Отныне драматургия Беккета переходит от слов к действию, если конечно, то, что в них происходит, можно назвать действием. Скорее, можно говорить о сведении к нулю как вербального, так и невербального компонентов. И если раньше в пьесах Беккета язык персонажей выражал некий коммуникативный минимум, то в более поздних произведениях этот вид коммуникации отсутствует. Невербальное общение тоже выходит за все мыслимые пределы, превращая персонажей Беккета в подобия марионеток, абсолютно независимых друг от друга, но следующих воле автора-демиурга, который под различными масками возникает в пьесах. Таков, например, Ведущий в “Каскандо”, говорящий: “Я включаю”, после чего начинается действие пьесы.

“Счастливые дни” – пьеса Беккета, стоящая на полпути между “Годо” и более поздними короткими вещами. Она еще сохранила отличность персонажей друг от друга и их «человеческий облик», но приобрела уже некоторые черты, которые будут определять последующую драматургию Беккета. Прежде всего, стоит сказать о разделении семейной пары, действующей в пьесе, на ту, кто говорит и не имеет возможности двигаться (Винни), и на того, кто не говорит (хотя Вилли и произносит отдельные звуки, но их нельзя считать осмысленными), но имеет возможность двигаться.

Подобный дуализм был заложен еще в “В ожидании Годо” – в паре Поццо-Лаки: ко второму действию Поццо ослеп, частично потеряв тем самым способность к передвижению, однако мог говорить; Лаки онемел, но приобрел власть над хозяином, выбирая по своему желанию куда им пойти. Любопытно, что в первом действии все было несколько иначе: Лаки не только говорил, но и сам Поццо признавал его ведущую в этом роль: “Знаете, кто меня научил рассуждать так умно? Он!”

В “Конце игры” эта история получила свое продолжение, но в менее антагонистичном ключе: Хамм слеп и недвижим, однако может говорить; в то же время Клов, кажется, обладает всеми характеристиками нормального человека, но это только видимость: как и Лаки, он не может покинуть издевающегося над ним хозяина, периодически меняясь с ним местами, что еще больше запутывает их отношения, напоминающие связь палача и жертвы.

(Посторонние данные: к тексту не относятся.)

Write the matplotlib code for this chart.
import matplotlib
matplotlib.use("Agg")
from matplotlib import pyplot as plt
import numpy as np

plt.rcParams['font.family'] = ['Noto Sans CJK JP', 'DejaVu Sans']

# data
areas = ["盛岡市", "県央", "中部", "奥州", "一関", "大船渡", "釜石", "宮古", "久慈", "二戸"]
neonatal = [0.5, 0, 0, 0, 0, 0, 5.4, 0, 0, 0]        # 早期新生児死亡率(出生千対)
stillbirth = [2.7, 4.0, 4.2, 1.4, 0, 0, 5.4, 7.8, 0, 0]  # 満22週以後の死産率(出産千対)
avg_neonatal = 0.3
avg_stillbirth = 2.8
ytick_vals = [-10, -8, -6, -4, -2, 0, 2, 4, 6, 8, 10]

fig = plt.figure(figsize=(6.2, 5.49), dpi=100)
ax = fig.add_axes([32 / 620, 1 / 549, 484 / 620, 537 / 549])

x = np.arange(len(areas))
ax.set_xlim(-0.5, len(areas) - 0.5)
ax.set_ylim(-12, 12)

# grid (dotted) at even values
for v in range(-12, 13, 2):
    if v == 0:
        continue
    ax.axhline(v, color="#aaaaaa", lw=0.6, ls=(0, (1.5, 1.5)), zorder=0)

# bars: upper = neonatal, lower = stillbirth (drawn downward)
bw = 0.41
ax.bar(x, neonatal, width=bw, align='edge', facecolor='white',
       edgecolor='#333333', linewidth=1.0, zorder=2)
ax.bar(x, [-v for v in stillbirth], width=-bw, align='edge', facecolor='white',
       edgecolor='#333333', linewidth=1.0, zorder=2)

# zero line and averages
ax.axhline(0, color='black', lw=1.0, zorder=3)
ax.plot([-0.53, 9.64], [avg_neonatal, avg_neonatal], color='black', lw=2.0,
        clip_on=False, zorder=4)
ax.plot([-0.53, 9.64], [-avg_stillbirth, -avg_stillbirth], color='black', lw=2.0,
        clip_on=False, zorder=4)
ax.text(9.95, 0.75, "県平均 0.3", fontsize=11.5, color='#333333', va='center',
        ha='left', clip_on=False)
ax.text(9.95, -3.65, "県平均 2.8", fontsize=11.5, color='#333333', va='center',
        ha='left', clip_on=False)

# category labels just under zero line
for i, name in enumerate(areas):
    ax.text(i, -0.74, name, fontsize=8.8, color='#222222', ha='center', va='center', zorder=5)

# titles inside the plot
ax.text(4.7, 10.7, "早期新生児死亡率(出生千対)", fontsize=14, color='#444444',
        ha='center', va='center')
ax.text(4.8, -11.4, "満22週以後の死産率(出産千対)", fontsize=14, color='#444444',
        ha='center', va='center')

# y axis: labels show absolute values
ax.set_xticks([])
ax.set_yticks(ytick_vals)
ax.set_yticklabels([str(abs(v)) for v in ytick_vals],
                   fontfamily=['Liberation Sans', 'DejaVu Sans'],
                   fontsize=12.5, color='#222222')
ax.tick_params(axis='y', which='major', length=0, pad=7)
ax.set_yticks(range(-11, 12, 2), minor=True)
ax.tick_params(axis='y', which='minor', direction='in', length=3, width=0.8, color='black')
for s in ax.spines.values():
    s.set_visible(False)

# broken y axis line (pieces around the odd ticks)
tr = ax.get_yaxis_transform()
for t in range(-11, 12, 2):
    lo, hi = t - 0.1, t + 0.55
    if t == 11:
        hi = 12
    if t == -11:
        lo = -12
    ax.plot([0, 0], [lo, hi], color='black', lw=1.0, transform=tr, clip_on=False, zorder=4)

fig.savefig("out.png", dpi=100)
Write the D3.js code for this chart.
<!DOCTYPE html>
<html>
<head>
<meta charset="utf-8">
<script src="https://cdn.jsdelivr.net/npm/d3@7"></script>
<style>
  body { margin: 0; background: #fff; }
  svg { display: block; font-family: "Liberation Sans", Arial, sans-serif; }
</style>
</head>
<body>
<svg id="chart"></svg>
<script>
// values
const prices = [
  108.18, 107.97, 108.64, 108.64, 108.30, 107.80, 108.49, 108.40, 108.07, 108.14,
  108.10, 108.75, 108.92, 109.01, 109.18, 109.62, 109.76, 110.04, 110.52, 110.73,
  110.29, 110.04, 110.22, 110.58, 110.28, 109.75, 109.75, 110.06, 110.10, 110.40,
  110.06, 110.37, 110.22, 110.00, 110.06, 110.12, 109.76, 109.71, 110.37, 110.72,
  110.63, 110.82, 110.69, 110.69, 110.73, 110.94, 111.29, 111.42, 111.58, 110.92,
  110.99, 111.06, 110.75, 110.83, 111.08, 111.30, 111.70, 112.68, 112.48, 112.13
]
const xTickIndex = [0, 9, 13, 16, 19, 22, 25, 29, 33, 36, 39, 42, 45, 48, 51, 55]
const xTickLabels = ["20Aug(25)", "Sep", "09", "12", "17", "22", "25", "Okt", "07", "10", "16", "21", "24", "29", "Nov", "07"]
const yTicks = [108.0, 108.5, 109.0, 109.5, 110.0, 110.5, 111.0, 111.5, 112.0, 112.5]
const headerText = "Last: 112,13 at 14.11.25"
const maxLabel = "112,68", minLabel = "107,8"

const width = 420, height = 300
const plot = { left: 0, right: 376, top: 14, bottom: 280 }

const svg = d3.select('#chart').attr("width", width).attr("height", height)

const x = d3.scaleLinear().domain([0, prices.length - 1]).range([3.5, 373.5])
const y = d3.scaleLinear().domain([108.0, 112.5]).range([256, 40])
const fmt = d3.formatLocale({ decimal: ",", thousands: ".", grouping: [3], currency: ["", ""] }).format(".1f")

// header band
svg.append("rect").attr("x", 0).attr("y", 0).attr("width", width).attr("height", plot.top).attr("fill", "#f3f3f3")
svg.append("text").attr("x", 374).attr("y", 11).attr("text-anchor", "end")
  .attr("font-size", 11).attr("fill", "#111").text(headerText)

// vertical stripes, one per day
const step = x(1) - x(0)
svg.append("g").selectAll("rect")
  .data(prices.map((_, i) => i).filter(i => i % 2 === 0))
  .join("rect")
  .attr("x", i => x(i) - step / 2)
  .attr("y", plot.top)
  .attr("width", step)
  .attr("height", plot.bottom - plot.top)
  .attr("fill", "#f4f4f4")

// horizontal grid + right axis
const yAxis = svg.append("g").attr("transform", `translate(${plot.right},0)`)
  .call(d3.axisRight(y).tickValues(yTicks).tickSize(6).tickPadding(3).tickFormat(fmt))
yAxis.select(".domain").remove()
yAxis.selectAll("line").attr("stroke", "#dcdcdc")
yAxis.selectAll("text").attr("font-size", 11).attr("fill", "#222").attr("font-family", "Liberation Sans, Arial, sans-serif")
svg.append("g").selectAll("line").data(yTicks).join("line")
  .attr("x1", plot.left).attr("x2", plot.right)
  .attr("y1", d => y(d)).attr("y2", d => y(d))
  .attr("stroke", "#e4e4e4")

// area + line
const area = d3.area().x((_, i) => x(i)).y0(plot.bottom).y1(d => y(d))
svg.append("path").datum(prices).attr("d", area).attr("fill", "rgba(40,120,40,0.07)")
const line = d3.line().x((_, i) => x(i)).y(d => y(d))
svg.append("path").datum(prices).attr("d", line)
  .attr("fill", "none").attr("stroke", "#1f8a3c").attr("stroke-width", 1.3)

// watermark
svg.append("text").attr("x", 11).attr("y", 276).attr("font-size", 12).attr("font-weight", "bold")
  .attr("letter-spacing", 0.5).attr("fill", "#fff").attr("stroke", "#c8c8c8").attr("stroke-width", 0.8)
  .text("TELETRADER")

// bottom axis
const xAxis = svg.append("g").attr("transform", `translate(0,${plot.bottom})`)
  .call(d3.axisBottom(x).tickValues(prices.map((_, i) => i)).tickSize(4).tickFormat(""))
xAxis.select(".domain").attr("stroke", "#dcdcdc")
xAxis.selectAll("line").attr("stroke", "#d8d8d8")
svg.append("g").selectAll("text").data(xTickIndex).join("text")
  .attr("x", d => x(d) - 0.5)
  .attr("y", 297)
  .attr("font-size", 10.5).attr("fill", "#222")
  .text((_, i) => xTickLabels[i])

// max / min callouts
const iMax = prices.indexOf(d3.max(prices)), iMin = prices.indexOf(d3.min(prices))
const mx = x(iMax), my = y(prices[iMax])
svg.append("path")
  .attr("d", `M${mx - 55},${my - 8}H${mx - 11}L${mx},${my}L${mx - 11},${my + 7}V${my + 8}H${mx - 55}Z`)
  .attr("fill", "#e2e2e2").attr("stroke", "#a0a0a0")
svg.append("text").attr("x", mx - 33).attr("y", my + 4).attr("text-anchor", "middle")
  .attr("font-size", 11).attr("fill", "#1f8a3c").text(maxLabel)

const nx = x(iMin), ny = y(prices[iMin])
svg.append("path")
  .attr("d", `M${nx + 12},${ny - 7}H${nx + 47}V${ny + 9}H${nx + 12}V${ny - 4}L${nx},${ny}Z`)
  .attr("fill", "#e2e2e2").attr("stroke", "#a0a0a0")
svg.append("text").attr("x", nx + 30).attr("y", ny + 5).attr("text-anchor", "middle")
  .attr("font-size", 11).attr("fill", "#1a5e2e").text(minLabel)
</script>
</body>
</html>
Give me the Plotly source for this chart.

Отличие “Счастливых дней” от предшествующих пьес в том, что теперь дуализм можно найти не на вертикальном, а на горизонтальном уровене; хотя монологи Винни и напоминают монологи Хамма, но она разговаривает с пустотой, а не с собеседником, каким был Клов в “Конце игры”.

Персонажи следующих пьес Беккета страдают различными физическими отклонениями, напоминая известную притчу о слоне, которого каждый из слепцов описывал по-своему – в зависимости от того, какую часть тела он перед тем ощупывал.

В беккетовских пьесах последнего периода, однако, едва ли можно говорить всерьез о каких-либо персонажах. Перед нами, скорее, проплывают бесплотные тени, не имеющие даже голоса, как в уже упомянутой “Что где”, где помимо четырех условных действующих лиц, названных Бам, Бем, Бим, Бом, в качестве персонажа присутствует Голос Бама, являющийся подобием демиурга и провозглашающим смену времен года.

Диалоги между четырьмя действующими лицами пьесы носят условный характер и состоят из почти одинаковых фраз, выдавая, до какой степени «сконструированы» поздние пьесы Беккета. Само же действие этих пьес напоминает перестановки, принятые в исчисляющей комбинаторике.

В своих последних пьесах Беккет приближается к эстетике “театра молчания” Жан-Жака Бернара, который одним из первых ввел в театральную практику банальные, невыразительные диалоги, перемежающиеся долгими, многозначительными паузами. Безусловно, источником подобных способов выражения является главным образом драматургия раннего Метерлинка, пьесы которого (“Непрошеная”, “Слепые”, “Там, внутри”) можно считать определяющими для всего театрального наследия XX века.